S Memo 12-13

Posted on Jun 21, 2012 in Informal Opinions - Sunshine Law

S Memo 12-13
June 21, 2012
Sunshine Law Complaints About Testimony, Minutes, and Agenda

Requester asked for an investigation into whether the Ewa Neighborhood Board (ENB or Board) violated the Sunshine Law by 1) refusing to allow testimony at two meetings; 2) limiting the public to only one question of persons presenting reports, limiting testimony to only one minute for some testifiers while allowing others to testify for longer, and in some cases, interrupting testifiers before one minute was up; 3) refusing to add a Board member’s requested reference into the minutes; and 4) refusing to place a Board member’s item on the ENB agenda. The Requester was an Ewa Neighborhood Board member at the time of the meetings that form the bases for the complaints.

Given the changes in ENB membership, the Neighborhood Commission’s Decision and Order relating to these and similar issues, and the ENB’s subsequent commitment to ameliorate the issues raised, OIP found detailed factual findings unnecessary to address the concerns raised by Requester. Instead, OIP offered this general guidance regarding the issues raised by the Requester.

(1) A board must allow any interested person to testify on any agenda item at every meeting.

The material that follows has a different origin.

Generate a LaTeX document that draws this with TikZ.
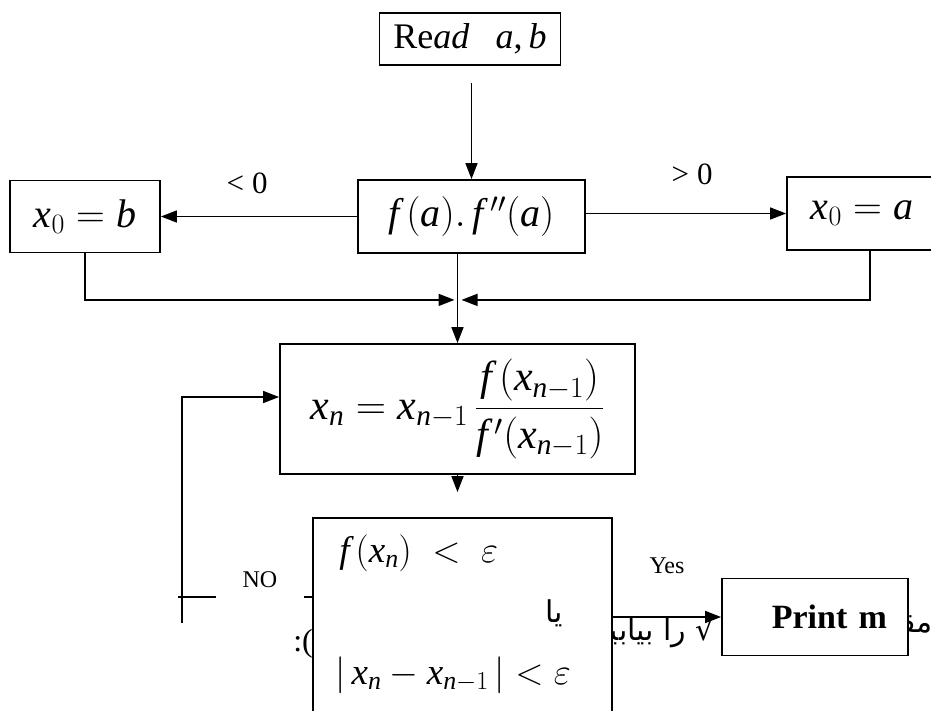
\RequirePackage{fix-cm}
\documentclass[tikz,border=0pt]{standalone}
\usepackage{amsmath}
\usepackage{fontspec}
\setmainfont{Liberation Serif}[ItalicFont={Liberation Serif Italic},BoldFont={Liberation Serif Bold}]
\newfontfamily\farsifont[Script=Arabic]{DejaVu Sans}
\TeXXeTstate=1
\newcommand\mi[1]{\textit{#1}}
\usetikzlibrary{arrows.meta,backgrounds}
\tikzset{
  box/.style={rectangle,draw,line width=1.8pt,fill=white,inner sep=0pt},
  arrow/.style={-{Triangle[length=16pt,width=12pt]},line width=1.6pt},
  link/.style={line width=1.6pt},
  bigmath/.style={font=\fontsize{40}{46}\selectfont},
  cmplabel/.style={font=\fontsize{31}{34}\selectfont,inner sep=0pt},
  answer/.style={font=\fontsize{24}{28}\selectfont,inner sep=0pt},
  farsi/.style={font=\farsifont\fontsize{30}{34}\selectfont,inner sep=0pt},
  condtext/.style={anchor=west,font=\fontsize{37}{40}\selectfont,inner sep=0pt}
}
\begin{document}
\begin{tikzpicture}[x=1pt,y=1pt,node distance=180pt]
\useasboundingbox (-470,-671) rectangle (461,39);
\node[box,minimum width=181pt,minimum height=52pt,font=\fontsize{36}{40}\selectfont] (read) {Re\mi{ad}\hspace{26pt}\mi{a},\,\mi{b}};
\node[box,below of=read,xshift=1.5pt,yshift=2.5pt,minimum width=227pt,minimum height=73pt,font=\fontsize{40}{44}\selectfont] (prod) {$\mi{f}\,(\mi{a}).\,\mi{f}\,''(\mi{a})$};
\node[box,left of=prod,xshift=-206.5pt,minimum width=150pt,minimum height=72pt,bigmath] (xb) {$\mi{x}_0=\mi{b}$};
\node[box,right of=prod,xshift=210.5pt,yshift=3pt,minimum width=150pt,minimum height=73pt,bigmath] (xa) {$\mi{x}_0=\mi{a}$};
\node[box,below of=prod,xshift=-14pt,yshift=-12.5pt,minimum width=355pt,minimum height=130pt,font=\fontsize{42}{48}\selectfont] (xn) {$\displaystyle \mi{x}_{\mi{n}}=\mi{x}_{\mi{n}-1}\,\frac{\mi{f}\,(\mi{x}_{\mi{n}-1})}{\mi{f}\,'(\mi{x}_{\mi{n}-1})}$};
\node[box,below of=xn,xshift=5pt,yshift=-28pt,minimum width=299pt,minimum height=198pt] (test) {};
\node[box,right of=test,xshift=172.5pt,minimum width=186pt,minimum height=77pt,inner xsep=21pt,text width=144pt,align=right,font=\fontsize{34}{40}\selectfont\bfseries] (print) {Print m};

\node[condtext] (cond1) at ([xshift=27pt,yshift=-36pt]test.north west) {$\mi{f}\,(\mi{x}_{\mi{n}})\;<\;\varepsilon$};
\node[farsi] (ya) at ([xshift=242pt,yshift=-96pt]test.north west) {\beginR یا\endR};
\node[condtext] (cond2) at ([xshift=23pt,yshift=-158pt]test.north west) {$|\,\mi{x}_{\mi{n}}-\mi{x}_{\mi{n}-1}\,|<\varepsilon$};

\draw[arrow,shorten <=17pt] (prod.north |- read.south) -- (prod.north);
\draw[arrow] (prod.west) -- node[cmplabel,above=22pt,pos=0.56] {<\hspace{8pt}0} (xb.east);
\draw[arrow] (prod.east |- xa.west) -- node[cmplabel,above=28pt,pos=0.53] {>\hspace{8pt}0} (xa.west);

\coordinate (join) at (xn.north |- prod.south);
\draw[arrow] (join) -- (xn.north);
\draw[arrow] (xb.south) |- ([xshift=-3pt,yshift=-46pt]join);
\draw[arrow] ([xshift=8pt]xa.south) |- ([xshift=4pt,yshift=-46pt]join);
\draw[arrow,shorten >=25pt] (xn.south) -- (xn.south |- test.north);
\draw[arrow] (test.east |- print.west) -- node[answer,above=42pt] {Yes} (print.west);

\coordinate[left of=test,xshift=-100.5pt,yshift=20pt] (noturn);
\node[answer,inner xsep=26pt] (no) at ([xshift=78pt,yshift=17pt]noturn) {NO};
\draw[link] (test.west |- noturn) -- (no.east |- noturn);
\draw[link] (no.west |- noturn) -- ([xshift=-4pt]noturn);
\draw[arrow] ([yshift=-26pt]noturn) |- ([yshift=12pt]xn.west);

\begin{scope}[on background layer]
\node[farsi,anchor=base east] (frag1) at ([xshift=-6pt,yshift=-23pt]print.west) {\beginR √ را بیابید\endR};
\node[farsi,anchor=base east] (frag2) at ([xshift=24pt,yshift=-15pt]print.east) {\beginR مقدار\endR};
\node[anchor=base east,inner sep=0pt,font=\fontsize{32}{36}\selectfont] (frag3) at ([xshift=1pt,yshift=-34pt]test.west) {:(};
\end{scope}
\end{tikzpicture}
\end{document}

Hawaii Revised Statutes (HRS) § 92-3 (1993) (“boards shall also afford interested persons an opportunity to present oral testimony on any agenda item”). While a board member may testify as a member of the public, the Sunshine Law does not regulate how board members conduct their own discussion and deliberation of agenda items or whether the public may question other testifiers during the meeting. OIP Op. Ltr. No. 06-01.

(2) Reasonable time limits on testimony by the public may be imposed if a rule setting such limits has been previously adopted by a board at a meeting, but time limits must be fairly applied. OIP Op. Ltr. No. 02-02. A notice of time limits placed at the top of the meeting agenda does not substitute for a board’s adoption of a rule setting time limits, so a board should not seek to enforce time limits that are not based on a written rule adopted by the board at a previous meeting. And where a board has previously established time limits, those time limits must be applied in an evenhanded manner. Applying time limits only to some testifiers and not others is an improper restriction of testimony under the Sunshine Law.

(3) A request by a board member to add other information, such as a YouTube video reference, into the minutes must be accommodated. HRS § 92-9(a)(4)(1993). However, OIP has interpreted this to apply only to a request made during the same meeting in which the information is sought to be included in that meeting’s minutes. When the request is made at a meeting and the information was included in the minutes of that meeting, there is no Sunshine Law violation.

(4) And lastly, the Sunshine Law requires an agenda to provide adequate notice but does not address the board’s process in determining matters to be placed on an agenda. Since the Sunshine Law is not implicated in this case, Requester’s complaint about the agenda’s composition is outside of OIP’s jurisdiction. The requester may instead address this complaint to the Neighborhood Commission Office.